VideoLLMs hallucinate interactions between entities from different video segments, exhibiting a systematic 'bag-of-events' behavior where they process videos as collections of events rather than temporally structured sequences. All 11 evaluated models showed substantial BoE behavior, indicating a lack of reliable temporal grounding.
A key capability for video understanding is reliably linking subjects to events across time, yet whether Video Large Language Models (VideoLLMs) actually achieve this remains unclear. In this work, we introduce DistractionBench to evaluate whether VideoLLMs can robustly link subjects and events in the presence of unrelated video segments.

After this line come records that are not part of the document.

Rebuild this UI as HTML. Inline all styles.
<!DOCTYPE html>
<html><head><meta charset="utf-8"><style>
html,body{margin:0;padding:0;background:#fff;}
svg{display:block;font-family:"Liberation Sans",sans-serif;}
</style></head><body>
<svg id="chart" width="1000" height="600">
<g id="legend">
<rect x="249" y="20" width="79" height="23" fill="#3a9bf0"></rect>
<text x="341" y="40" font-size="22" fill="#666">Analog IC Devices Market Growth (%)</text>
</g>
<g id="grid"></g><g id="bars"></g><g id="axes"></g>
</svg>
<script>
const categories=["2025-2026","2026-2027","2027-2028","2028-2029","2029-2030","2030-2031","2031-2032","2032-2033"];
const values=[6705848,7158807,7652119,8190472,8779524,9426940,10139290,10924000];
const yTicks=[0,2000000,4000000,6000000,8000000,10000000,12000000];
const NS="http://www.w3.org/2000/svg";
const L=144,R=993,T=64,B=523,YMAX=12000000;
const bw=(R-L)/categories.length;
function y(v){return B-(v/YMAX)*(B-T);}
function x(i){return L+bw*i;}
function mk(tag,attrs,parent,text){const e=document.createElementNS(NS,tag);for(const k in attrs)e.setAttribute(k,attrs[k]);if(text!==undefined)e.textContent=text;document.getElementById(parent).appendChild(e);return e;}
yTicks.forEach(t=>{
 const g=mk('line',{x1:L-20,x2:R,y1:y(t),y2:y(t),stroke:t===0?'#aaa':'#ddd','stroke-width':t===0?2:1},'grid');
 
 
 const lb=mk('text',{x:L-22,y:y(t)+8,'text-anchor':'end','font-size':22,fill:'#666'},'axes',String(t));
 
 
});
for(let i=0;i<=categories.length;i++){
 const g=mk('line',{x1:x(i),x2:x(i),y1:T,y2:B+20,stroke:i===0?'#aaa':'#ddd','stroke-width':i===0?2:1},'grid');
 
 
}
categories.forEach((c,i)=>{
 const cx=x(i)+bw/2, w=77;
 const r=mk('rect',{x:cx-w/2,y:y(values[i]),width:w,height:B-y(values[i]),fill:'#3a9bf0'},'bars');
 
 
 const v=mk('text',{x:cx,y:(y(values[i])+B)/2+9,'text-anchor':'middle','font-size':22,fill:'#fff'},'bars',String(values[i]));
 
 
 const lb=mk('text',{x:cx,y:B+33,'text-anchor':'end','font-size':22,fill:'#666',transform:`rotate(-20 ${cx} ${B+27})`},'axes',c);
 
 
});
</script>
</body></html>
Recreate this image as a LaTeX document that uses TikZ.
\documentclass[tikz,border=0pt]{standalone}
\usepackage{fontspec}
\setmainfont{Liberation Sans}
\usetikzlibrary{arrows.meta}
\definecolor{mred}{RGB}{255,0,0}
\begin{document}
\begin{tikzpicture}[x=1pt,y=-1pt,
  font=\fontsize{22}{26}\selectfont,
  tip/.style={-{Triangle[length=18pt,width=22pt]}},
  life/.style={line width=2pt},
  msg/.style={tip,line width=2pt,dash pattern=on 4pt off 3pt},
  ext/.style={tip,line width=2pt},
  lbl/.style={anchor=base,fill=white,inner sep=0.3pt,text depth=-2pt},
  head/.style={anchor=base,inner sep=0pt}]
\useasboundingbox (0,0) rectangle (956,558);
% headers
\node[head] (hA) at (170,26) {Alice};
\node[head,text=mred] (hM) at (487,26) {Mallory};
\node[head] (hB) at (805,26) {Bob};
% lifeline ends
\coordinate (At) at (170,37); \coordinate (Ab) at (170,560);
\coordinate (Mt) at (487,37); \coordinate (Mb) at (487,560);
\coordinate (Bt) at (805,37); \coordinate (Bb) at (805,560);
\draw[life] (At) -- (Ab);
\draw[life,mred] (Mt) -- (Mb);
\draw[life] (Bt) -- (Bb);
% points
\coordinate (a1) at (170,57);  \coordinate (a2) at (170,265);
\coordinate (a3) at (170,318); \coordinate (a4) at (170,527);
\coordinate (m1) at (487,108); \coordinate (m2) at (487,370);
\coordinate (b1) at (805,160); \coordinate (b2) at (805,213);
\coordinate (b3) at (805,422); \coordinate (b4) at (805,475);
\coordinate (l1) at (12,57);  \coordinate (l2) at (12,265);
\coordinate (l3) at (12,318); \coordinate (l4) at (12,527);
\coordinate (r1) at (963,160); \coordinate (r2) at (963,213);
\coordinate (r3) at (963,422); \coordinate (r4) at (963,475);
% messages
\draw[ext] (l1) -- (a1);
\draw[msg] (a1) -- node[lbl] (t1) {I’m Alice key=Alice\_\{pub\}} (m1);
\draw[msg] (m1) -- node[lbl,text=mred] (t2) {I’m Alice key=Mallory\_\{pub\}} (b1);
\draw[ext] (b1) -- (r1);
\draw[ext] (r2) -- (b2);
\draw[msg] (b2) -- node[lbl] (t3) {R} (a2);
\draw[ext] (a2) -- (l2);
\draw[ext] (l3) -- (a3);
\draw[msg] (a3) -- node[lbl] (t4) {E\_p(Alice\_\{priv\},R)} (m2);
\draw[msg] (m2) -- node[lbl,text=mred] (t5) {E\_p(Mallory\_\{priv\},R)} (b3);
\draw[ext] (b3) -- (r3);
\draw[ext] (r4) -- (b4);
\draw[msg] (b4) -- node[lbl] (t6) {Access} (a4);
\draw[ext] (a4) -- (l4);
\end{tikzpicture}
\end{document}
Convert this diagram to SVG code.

Through controlled interventions, such as inserting short advertisement clips into longer videos, we show that VideoLLMs frequently hallucinate interactions between entities from different segments, incorrectly attributing actions from injected advertisements to subjects in the main video. We characterize this systematic hallucination as bag-of-events (BoE) behavior, where models process videos as collections of events rather than temporally structured sequences. Evaluating 11 popular VideoLLMs, we find that all models exhibit substantial BoE behavior. Our findings suggest that VideoLLMs lack reliable mechanisms for temporal grounding and motivate the development of models with more robust subject-event association.